Twelve works will be selected to appear in a 2021 CURE® calendar, and all submissions will be displayed in the magazine’s online art gallery.
A peaceful blue koi pond, complete with a waterfall and waterlilies, was a place of refuge for Heidi L. White-DiBella and her husband, Paul DiBella, during his treatment for multiple myeloma in 2011.
Through the window of an inpatient room at the CCHC New Bern Cancer Care in North Carolina, the couple would watch the koi slipping silently past rocks and flowers and, for a little while, forget where they were, and why.
Eight years later, after the hospital had moved to a new location, Heidi wanted to share that serenity with other patients, so she put brush to canvas to create a painting of the pond. Now, the work greets visitors as they walk in the door of the new facility.
Last year, Heidi had a chance to share the painting with people across the nation when it was selected as the cover image for a CURE® 2020 calendar featuring 12 works of art inspired by cancer journeys.
“The koi pond may be gone, but some of its peace and tranquility remains,” she wrote in a description of the work that appeared in the calendar. “It reminds me that we made it through hard times, and together we will make it through whatever life throws our way. It’s been a journey, and the ride is far from being over, but there is always hope.”
Using art to share the insights, hopes and fears associated with cancer can be a deeply meaningful experience for both the creators of the works and those who view them. That’s why CURE® is once again seeking submissions from patients, survivors and caregivers for inclusion in a calendar that will showcase visual art. Regardless of whether selected for inclusion in the 2021 calendar, all the works submitted will appear in CURE®’s online art gallery.
CURE®’s 2020 calendar featured paintings, photographs, sculptures and a line drawing that, together, communicated insights about struggle, acceptance, encouragement in the face of difficulty and joy and hope at the beauty of life.
Kenneth Pieti’s colorful, abstract painting, titled “Peaceful Pilots,” included a row of aliens in spaceships receding into the distance.
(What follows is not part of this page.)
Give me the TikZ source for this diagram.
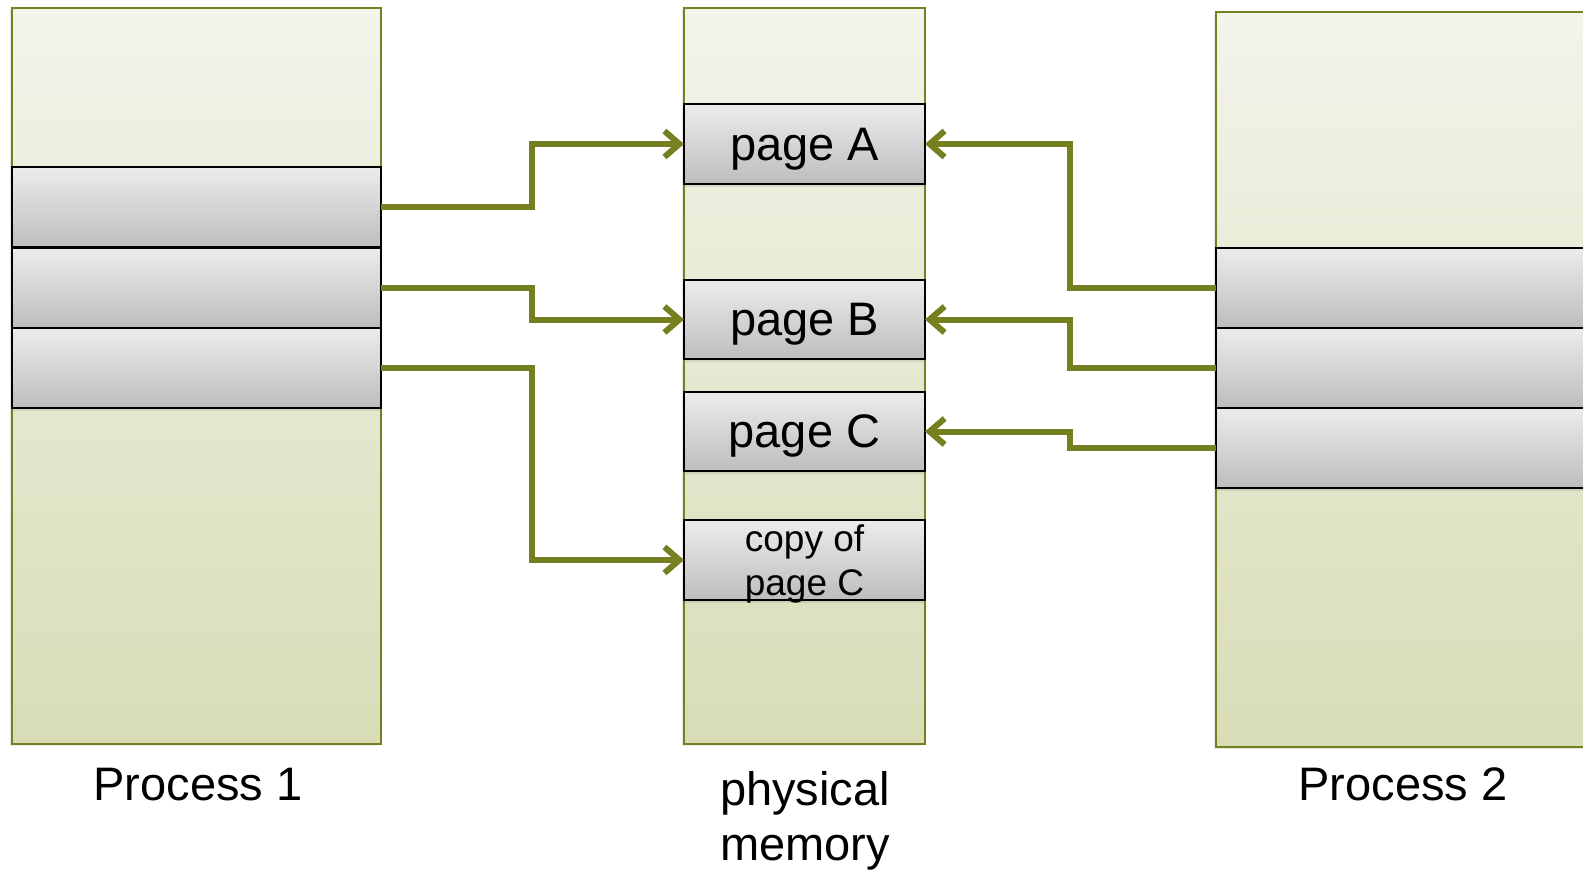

“Cancer is random, like a paint pour,” he wrote. “Cancer is also alien and difficult to fully accept. At best, we all need to come to peace with it. I have stage 4 terminal cancer. I’m OK with it.”
Alaina Coote, in her painting of a woman’s face titled “Summer Daze,” created her work for the women’s cancer unit at a hospital as a way to ease stress for patients undergoing chemotherapy and remind them of their “power, beauty, femininity and strength.” She was inspired by her mother’s and grandmother’s journeys with breast and ovarian cancer during her childhood.
In his description of his own work, “Vivaldi Flower Petal Table,” Mark Levin recalls how the idea of finishing the wooden sculpture helped him endure stem cell infusions for myeloma. “Knowing it was there and waiting to come to life got me through the hundreds of needle pricks, stomach shots, port changes and never-ending bone marrow biopsies,” he wrote.
Sasha S. Bialock photographed a caterpillar climbing on some delicate flowers before she knew she had cancer, but the work inspires her now as she lives with the disease.
“When the caterpillar becomes the butterfly, it further signifies endurance, change, hope, transformation and rebirth,” she wrote. “Where there is life, there is hope! I look at this photograph often and feel patiently hopeful for the moment, for the day.”